In how many lines of the data does the word "matplotlib" appear? Give the number by itself.

--- start ---

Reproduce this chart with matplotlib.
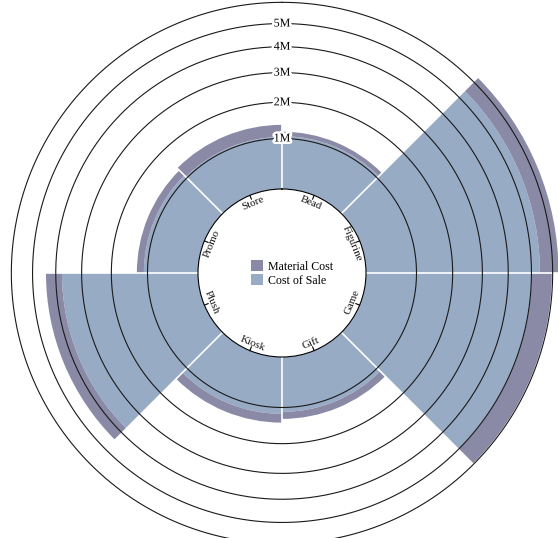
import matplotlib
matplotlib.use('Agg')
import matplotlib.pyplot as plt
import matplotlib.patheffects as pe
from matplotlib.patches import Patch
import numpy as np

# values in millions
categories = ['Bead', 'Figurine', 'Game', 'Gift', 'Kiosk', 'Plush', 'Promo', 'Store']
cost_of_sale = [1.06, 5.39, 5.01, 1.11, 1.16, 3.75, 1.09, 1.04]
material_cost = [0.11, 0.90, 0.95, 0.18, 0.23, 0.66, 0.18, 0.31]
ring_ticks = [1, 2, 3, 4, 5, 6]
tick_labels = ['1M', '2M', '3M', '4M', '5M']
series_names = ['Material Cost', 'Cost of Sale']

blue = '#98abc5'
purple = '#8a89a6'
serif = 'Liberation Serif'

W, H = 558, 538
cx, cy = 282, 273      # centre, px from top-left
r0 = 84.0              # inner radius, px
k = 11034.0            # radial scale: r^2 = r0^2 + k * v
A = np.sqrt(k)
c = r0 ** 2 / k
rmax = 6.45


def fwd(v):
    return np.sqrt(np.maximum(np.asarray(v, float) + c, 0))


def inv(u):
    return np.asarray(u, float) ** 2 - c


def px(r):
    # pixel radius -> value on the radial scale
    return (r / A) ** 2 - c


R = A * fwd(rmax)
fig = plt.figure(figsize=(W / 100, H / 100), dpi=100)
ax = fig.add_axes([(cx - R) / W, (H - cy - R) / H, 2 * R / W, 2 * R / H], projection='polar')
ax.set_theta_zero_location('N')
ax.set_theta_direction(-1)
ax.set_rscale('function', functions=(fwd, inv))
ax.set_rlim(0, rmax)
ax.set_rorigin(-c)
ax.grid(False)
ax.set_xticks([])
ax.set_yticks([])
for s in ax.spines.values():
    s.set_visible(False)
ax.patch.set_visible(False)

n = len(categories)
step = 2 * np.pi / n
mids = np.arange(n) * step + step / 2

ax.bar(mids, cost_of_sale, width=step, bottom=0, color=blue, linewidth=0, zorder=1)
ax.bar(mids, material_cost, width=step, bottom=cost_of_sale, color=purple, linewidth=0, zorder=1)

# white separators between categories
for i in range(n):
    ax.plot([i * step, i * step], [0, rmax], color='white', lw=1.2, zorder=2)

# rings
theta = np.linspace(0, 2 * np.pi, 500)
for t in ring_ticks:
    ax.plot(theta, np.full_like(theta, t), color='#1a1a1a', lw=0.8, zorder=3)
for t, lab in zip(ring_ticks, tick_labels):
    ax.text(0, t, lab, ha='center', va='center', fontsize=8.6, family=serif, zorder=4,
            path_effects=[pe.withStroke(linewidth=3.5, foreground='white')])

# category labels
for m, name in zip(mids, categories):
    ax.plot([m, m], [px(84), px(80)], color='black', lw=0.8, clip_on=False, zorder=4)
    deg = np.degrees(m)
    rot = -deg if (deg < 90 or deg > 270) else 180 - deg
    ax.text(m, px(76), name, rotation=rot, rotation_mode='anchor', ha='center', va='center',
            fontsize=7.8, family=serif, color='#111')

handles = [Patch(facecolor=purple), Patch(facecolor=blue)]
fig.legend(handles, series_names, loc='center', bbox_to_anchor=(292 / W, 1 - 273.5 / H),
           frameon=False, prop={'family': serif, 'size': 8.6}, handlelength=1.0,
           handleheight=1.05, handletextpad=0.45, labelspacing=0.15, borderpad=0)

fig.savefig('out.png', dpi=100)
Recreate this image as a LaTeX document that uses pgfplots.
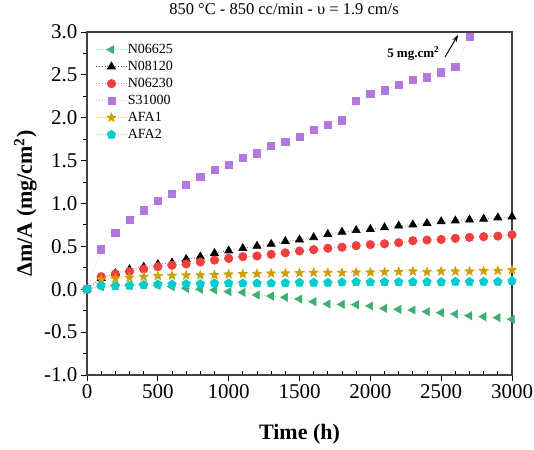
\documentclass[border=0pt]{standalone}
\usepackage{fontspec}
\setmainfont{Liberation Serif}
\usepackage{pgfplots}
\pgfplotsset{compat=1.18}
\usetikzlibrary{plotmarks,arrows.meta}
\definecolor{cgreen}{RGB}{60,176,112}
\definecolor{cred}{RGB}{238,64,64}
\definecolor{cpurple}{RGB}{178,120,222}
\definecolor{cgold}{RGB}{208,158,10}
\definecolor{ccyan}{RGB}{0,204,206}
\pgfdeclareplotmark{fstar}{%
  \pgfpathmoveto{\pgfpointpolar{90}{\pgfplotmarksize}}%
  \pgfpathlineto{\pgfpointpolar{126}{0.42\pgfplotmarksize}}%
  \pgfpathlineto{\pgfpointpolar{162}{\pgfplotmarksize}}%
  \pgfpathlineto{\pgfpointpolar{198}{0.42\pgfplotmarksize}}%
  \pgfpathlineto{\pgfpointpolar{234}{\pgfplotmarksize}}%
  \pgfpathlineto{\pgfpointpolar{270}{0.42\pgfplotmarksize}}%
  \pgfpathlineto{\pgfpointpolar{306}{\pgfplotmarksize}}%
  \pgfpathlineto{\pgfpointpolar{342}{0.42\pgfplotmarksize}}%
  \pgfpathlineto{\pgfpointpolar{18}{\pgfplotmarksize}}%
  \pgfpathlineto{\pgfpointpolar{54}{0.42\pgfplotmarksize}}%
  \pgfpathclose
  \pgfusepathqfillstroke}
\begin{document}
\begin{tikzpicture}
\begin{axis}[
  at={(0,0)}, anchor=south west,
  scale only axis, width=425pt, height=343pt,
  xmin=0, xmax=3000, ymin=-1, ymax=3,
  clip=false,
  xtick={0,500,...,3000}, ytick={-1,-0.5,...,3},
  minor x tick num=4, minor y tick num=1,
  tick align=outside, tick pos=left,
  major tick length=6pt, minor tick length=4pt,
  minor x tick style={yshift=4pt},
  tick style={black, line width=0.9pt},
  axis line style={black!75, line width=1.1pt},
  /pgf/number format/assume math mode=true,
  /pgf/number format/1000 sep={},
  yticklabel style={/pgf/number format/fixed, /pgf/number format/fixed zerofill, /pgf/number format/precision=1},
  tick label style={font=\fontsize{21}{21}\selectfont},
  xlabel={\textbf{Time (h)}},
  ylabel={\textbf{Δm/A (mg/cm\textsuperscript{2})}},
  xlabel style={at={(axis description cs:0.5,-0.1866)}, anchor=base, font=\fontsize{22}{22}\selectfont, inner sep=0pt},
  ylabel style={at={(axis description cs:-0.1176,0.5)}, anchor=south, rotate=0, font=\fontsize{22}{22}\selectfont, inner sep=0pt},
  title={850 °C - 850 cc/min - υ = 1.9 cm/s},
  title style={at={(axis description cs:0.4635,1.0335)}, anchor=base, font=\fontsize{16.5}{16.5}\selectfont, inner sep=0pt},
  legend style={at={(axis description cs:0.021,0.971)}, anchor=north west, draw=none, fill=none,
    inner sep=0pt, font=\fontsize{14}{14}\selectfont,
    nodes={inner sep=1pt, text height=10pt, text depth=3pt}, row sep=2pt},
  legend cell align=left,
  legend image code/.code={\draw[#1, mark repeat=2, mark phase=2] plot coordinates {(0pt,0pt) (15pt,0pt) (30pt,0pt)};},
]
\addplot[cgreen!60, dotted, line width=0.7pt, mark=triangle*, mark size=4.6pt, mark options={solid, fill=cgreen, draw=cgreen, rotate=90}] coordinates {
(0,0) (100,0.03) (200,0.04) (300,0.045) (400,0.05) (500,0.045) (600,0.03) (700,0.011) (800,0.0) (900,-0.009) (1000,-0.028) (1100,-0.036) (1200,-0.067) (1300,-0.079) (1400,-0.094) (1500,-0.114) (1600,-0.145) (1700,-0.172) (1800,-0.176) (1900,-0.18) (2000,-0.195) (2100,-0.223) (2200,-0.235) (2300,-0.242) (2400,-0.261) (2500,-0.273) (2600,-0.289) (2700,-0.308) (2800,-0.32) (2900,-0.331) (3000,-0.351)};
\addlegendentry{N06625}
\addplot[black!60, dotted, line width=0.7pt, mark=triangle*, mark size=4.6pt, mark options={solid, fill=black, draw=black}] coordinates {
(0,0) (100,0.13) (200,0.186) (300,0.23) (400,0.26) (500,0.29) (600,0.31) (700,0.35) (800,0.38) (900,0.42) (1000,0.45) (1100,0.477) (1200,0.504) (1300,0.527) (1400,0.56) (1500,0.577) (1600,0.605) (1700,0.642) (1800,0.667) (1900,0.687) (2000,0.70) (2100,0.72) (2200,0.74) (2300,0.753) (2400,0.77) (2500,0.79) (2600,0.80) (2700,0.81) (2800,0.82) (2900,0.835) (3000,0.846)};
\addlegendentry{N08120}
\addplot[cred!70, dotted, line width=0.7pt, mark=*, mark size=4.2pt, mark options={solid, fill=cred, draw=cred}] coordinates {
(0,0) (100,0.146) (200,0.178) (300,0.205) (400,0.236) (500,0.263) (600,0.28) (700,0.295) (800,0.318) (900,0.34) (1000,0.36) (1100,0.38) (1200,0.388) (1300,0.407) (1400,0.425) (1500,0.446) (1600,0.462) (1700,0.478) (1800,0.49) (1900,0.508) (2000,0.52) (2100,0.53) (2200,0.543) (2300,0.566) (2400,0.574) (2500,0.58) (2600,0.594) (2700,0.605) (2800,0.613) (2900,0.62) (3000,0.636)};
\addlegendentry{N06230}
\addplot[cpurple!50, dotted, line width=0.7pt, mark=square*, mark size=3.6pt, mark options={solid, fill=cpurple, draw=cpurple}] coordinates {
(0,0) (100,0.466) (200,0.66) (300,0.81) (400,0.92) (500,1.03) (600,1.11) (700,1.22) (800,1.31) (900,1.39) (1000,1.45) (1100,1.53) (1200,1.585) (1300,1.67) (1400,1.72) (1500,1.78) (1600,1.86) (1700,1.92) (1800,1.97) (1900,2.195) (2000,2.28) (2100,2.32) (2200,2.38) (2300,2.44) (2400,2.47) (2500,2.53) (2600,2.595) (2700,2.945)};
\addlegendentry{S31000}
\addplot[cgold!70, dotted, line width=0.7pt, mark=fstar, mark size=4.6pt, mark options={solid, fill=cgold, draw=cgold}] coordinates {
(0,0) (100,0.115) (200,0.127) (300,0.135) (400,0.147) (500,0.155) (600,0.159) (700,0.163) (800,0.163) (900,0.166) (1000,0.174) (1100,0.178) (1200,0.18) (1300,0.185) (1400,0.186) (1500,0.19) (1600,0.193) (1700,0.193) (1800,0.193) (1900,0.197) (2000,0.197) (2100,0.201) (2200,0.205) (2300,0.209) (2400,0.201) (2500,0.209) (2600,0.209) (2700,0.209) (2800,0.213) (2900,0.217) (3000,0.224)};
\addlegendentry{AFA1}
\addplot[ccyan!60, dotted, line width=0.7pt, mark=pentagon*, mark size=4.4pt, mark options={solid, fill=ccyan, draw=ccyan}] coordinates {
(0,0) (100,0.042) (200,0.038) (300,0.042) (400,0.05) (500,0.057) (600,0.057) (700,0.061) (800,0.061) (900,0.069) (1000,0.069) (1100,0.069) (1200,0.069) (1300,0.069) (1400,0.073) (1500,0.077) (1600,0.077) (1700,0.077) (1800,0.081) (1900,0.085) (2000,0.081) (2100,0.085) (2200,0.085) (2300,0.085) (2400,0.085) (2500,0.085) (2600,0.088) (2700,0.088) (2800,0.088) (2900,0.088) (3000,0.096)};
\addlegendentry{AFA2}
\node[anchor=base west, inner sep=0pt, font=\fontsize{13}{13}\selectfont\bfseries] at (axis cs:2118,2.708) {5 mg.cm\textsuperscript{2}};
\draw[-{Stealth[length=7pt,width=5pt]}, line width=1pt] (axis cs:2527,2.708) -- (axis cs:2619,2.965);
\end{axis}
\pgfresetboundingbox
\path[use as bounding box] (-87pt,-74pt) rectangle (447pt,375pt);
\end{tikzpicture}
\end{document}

--- end ---

**COMPLETED EXERCISE**
6